**** Dataset excerpt

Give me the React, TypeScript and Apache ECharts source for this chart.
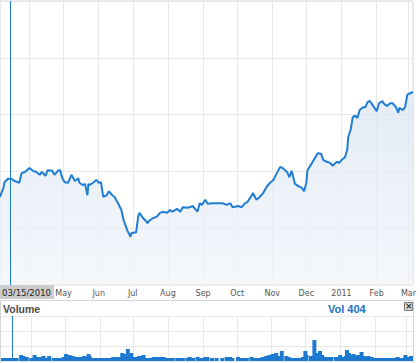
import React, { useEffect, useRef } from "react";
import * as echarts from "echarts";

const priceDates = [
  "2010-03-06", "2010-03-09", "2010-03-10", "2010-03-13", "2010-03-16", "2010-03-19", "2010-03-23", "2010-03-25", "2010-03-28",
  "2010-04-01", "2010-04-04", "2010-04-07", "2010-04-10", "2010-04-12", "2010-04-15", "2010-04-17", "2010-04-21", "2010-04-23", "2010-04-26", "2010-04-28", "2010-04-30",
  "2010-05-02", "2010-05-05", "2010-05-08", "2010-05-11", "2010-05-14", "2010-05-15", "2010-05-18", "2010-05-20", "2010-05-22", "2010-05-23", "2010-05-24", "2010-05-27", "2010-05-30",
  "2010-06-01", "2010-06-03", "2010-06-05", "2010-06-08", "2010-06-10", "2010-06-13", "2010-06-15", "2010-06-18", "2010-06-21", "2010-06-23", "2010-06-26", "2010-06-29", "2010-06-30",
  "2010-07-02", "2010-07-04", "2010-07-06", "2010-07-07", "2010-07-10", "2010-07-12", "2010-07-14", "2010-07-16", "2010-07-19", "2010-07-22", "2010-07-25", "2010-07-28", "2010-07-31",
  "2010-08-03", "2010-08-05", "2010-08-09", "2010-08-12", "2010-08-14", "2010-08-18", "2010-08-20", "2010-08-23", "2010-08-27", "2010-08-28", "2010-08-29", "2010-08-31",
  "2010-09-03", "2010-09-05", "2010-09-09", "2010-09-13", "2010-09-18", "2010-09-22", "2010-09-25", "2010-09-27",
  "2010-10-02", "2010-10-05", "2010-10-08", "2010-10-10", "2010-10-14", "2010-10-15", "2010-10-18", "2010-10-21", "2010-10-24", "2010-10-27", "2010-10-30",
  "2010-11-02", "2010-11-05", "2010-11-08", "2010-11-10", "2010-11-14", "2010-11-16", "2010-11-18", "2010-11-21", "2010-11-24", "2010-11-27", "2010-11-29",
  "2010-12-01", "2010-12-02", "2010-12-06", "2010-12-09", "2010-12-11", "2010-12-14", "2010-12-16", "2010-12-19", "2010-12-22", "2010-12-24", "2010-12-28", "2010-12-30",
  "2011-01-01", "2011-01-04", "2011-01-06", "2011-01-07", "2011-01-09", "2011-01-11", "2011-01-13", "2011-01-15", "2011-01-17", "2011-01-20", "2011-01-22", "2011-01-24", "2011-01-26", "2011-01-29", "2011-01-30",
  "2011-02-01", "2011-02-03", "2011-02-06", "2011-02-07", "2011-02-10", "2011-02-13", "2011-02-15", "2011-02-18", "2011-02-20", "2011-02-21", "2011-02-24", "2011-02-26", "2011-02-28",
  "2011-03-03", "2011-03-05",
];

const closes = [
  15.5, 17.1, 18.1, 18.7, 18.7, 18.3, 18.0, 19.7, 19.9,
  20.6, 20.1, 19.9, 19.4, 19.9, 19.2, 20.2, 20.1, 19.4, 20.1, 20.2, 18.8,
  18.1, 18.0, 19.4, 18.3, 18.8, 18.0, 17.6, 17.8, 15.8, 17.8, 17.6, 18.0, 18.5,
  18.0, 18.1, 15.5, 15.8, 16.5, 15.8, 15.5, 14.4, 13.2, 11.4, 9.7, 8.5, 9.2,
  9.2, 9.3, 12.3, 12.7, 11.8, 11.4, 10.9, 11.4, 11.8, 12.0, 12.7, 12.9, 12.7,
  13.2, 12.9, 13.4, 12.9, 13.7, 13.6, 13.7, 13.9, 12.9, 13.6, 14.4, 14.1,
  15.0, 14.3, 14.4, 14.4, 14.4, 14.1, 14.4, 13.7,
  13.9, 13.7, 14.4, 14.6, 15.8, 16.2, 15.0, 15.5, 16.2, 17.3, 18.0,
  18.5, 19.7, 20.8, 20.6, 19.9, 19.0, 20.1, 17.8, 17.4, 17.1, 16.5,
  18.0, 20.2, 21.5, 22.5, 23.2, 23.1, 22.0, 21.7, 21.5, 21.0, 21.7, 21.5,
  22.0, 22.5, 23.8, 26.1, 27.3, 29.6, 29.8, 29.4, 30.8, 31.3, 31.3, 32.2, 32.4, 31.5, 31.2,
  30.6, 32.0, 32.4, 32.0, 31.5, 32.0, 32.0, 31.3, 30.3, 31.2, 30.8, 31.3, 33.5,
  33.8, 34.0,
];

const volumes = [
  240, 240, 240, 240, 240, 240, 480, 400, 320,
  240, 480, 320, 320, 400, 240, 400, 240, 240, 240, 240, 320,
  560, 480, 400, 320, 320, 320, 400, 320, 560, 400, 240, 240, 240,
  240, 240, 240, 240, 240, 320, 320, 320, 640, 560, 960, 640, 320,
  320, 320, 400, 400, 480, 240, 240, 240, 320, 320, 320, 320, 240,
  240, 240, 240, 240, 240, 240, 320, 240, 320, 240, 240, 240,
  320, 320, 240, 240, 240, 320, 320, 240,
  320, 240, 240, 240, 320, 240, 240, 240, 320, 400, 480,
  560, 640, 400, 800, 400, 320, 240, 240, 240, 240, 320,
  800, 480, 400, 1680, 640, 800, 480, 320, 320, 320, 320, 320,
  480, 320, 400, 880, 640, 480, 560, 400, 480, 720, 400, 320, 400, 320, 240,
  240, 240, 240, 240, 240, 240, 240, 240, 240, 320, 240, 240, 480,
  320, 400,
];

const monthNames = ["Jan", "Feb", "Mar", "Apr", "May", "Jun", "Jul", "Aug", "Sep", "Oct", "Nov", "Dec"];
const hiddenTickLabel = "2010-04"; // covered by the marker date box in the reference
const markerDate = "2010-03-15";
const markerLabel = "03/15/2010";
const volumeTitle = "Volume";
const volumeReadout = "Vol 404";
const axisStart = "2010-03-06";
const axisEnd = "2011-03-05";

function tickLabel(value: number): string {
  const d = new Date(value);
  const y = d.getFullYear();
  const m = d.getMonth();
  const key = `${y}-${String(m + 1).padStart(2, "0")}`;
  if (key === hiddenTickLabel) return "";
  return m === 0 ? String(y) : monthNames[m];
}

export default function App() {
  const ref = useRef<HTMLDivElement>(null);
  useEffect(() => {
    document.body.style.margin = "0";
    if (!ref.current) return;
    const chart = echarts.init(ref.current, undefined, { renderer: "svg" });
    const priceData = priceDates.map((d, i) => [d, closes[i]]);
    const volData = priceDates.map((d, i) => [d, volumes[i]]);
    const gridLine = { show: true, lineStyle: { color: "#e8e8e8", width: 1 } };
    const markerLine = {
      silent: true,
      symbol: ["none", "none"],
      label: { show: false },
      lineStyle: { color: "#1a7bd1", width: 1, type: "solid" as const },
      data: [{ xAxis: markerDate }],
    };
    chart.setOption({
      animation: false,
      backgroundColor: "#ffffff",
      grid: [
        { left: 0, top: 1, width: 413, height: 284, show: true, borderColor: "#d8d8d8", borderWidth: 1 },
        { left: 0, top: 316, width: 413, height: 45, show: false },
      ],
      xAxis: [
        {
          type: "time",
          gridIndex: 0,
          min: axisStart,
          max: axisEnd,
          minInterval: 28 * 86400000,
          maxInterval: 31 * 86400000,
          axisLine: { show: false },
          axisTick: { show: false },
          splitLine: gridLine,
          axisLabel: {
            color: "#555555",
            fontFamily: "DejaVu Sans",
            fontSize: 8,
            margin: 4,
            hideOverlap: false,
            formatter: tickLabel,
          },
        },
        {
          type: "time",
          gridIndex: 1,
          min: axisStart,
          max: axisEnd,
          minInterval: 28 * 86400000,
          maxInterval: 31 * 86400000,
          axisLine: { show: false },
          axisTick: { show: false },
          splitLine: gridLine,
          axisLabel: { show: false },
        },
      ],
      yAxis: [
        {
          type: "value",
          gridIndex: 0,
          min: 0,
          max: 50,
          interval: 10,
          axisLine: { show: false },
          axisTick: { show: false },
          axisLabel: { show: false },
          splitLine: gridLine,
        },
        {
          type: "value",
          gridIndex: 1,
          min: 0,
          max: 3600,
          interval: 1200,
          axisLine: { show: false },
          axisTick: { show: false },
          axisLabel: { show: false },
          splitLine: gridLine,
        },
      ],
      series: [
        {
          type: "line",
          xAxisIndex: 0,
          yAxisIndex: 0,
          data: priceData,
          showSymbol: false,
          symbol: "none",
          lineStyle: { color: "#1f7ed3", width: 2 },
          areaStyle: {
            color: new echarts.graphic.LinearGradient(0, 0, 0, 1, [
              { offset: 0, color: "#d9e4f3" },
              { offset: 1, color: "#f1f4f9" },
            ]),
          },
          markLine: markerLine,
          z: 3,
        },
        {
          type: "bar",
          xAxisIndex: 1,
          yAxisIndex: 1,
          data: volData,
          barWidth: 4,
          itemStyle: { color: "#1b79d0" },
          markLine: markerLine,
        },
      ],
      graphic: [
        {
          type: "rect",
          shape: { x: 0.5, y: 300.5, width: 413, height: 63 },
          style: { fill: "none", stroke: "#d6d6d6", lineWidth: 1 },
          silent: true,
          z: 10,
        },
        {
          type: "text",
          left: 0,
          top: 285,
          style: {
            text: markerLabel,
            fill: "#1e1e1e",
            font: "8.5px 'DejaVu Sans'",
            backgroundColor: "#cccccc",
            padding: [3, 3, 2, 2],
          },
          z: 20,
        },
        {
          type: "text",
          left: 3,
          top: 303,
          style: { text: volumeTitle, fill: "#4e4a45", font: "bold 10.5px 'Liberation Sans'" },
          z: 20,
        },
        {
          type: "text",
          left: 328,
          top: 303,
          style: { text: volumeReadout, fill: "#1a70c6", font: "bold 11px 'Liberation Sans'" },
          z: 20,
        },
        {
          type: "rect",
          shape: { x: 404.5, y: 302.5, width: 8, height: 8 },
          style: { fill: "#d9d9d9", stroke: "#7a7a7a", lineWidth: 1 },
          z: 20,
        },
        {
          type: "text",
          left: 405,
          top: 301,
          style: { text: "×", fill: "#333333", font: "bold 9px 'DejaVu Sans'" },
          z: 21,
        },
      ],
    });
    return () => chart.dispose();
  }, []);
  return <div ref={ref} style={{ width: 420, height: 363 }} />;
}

********

» Stated problem:
Could the lines from the top of the material through the line with "import * as" be repeated exactly, pictures left out?

» Solution:
Give me the React, TypeScript and Apache ECharts source for this chart.
import React, { useEffect, useRef } from "react";
import * as echarts from "echarts";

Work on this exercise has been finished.